6 Fla. L. Weekly Supp. 508a

Venue — Insurance — Maritime insurance — Suit brought by owners of damaged vessel after defendants suggested plaintiffs accepted less compensation for their losses than is covered under policy limits due to exchange rate — Forum selection clause in policy cannot operate as the sole basis for Florida to exercise personal jurisdiction over an objecting non-resident defendant — Service of suit clause in which underwriters agree “to submit to suit in any court of competent jurisdiction within the United States” does not foreclose transfer to another jurisdiction where the interest of justice and convenience of witnesses would be served by such transfer — Factors weigh in favor of defendant’s motion to dismiss for forum non conveniens where case involves dispute between non-U.S. resident and foreign entity; claim arose from accident which befell a foreign-flagged vessel, owned by a non-U.S. citizen, with damage and repair both occurring in Europe; insurance policy was entered into by non-U.S. citizen and foreign-based entity; there are no allegations that law of more appropriate forum would be unreasonably detrimental to either party; and alternative forum is adequate

SLOAN FINANCIAL CORPORATION, a corporation, and SLOAN MAURAN, an individual, Plaintiffs, v. UNDERWRITERS AT LLOYD’S, LONDON, and those certain other Underwriters subscribing to Policy Number 97YP7016 and Certificate Number 039826/04, Defendants. 17th Judicial Circuit in and for Broward County. Case No. 98-392 (09). May 17, 1999. Robert Lance Andrews, Judge.

SECOND ORDER ON DEFENDANTS’ MOTION TO DISMISS FOR FORUM NON CONVENIENS

THIS CAUSE came before the Court upon Defendants’ Motion to Dismiss the Amended Complaint for Forum Non Conveniens. This Court, after having reviewed the court file, read the briefs, heard argument of counsel, considered all applicable law, and being fully advised in the premises, finds and decides as follows:

The Court previously issued an Order on January 13, 1999 [6 Fla. L. Weekly Supp. 280a], in which it dismissed this cause sua sponte for lack of jurisdiction. Thereafter, Plaintiffs SLOAN FINANCIAL CORPORATION (SFC)1 and SLOAN MAURAN (SLOAN)2 filed an Amended Complaint conforming to that Order. In response, Defendants UNDERWRITERS AT LLOYD’S, LONDON, (UNDERWRITERS) and those certain other Underwriters subscribing to Policy Number 97YP7016 and Certificate Number 039826/04, again moved to dismiss this cause, reasserting that a satisfactory remedy may be more conveniently sought in a jurisdiction other than Florida. The Court agrees.

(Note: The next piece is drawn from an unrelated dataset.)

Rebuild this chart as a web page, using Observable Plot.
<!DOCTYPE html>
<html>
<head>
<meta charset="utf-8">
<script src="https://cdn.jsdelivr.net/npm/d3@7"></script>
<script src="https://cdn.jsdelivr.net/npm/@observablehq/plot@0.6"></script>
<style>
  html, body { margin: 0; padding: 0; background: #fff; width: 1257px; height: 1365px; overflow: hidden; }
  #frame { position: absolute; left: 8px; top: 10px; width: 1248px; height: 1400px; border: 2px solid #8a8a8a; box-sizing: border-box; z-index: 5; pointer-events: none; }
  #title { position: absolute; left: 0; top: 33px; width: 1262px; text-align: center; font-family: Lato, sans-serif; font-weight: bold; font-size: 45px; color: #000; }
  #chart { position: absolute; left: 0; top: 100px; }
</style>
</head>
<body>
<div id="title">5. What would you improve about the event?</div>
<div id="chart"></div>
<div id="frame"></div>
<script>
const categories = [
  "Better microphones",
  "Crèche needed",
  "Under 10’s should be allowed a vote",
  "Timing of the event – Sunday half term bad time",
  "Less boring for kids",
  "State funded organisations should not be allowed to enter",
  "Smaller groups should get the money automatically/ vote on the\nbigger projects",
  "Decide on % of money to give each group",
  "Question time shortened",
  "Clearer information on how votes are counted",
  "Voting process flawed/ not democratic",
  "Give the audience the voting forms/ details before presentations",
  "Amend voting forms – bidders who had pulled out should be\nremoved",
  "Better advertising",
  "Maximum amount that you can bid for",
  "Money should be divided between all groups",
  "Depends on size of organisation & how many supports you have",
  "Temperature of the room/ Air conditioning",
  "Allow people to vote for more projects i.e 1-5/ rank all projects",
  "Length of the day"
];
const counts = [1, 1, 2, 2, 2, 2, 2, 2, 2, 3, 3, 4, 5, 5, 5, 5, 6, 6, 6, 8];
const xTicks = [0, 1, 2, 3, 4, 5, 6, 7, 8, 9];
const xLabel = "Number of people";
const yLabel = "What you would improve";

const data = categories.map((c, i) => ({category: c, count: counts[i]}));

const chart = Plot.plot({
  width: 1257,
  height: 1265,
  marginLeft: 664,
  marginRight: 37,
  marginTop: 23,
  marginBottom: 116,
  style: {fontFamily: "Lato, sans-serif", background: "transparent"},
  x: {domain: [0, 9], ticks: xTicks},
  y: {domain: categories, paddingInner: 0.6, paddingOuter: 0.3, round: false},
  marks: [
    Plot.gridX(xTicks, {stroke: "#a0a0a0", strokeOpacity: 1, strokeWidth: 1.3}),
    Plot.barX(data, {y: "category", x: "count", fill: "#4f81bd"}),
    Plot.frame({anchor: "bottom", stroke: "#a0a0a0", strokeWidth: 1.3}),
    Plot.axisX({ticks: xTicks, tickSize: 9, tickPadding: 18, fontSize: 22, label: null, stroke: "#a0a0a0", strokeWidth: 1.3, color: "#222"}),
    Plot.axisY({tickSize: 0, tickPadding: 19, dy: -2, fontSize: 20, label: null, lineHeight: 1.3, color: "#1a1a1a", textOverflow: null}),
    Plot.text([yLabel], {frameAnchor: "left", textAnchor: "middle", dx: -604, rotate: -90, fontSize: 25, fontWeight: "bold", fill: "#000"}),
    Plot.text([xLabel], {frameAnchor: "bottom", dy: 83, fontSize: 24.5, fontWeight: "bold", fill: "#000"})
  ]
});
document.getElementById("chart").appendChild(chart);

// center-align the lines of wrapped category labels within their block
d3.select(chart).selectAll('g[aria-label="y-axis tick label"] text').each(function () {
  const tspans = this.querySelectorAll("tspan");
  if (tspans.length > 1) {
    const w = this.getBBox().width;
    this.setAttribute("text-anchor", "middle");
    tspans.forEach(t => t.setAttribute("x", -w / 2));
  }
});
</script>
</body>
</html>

The facts surrounding this matter are not in dispute. As stated in this Court’s previous Order, Plaintiffs’ vessel, the Beaugeste, dismasted in international waters off the coast of Africa while on a voyage to Florida.3 Substantial damage resulted, causing the captain and crew of the Beaugeste to have the vessel recovered and returned to Europe for repairs. Consequently, Plaintiffs timely filed a claim for that peril with their insurance company pursuant to a maritime insurance policy (Policy) in effect at that time. Much of the cost of repairs has been reimbursed. However, Plaintiffs assert that, as of now, UNDERWRITERS has suggested that SFC and SLOAN accept less compensation for their losses than is covered under the Policy limits due to the exchange rate; therefore, because the insurance policy was both issued and delivered within this venue, they are also entitled to attorney’s fees for that alleged breach of the Policy. Plaintiffs also bolster their choice of suit within Florida with the standard Service of Suit Clause (U.S.A.) found within the Policy. It states, in pertinent part:

It is agreed that in the event of the failure of Underwriters hereon or any of them to pay any amount claimed to be due hereunder, Underwriters hereon, at the request of the Assured, will submit to the jurisdiction of any Court of competent jurisdiction within the United States and will comply with all requirements to give such Court Jurisdiction and all matters arising hereunder shall be determined in accordance with the law and practice of such Court.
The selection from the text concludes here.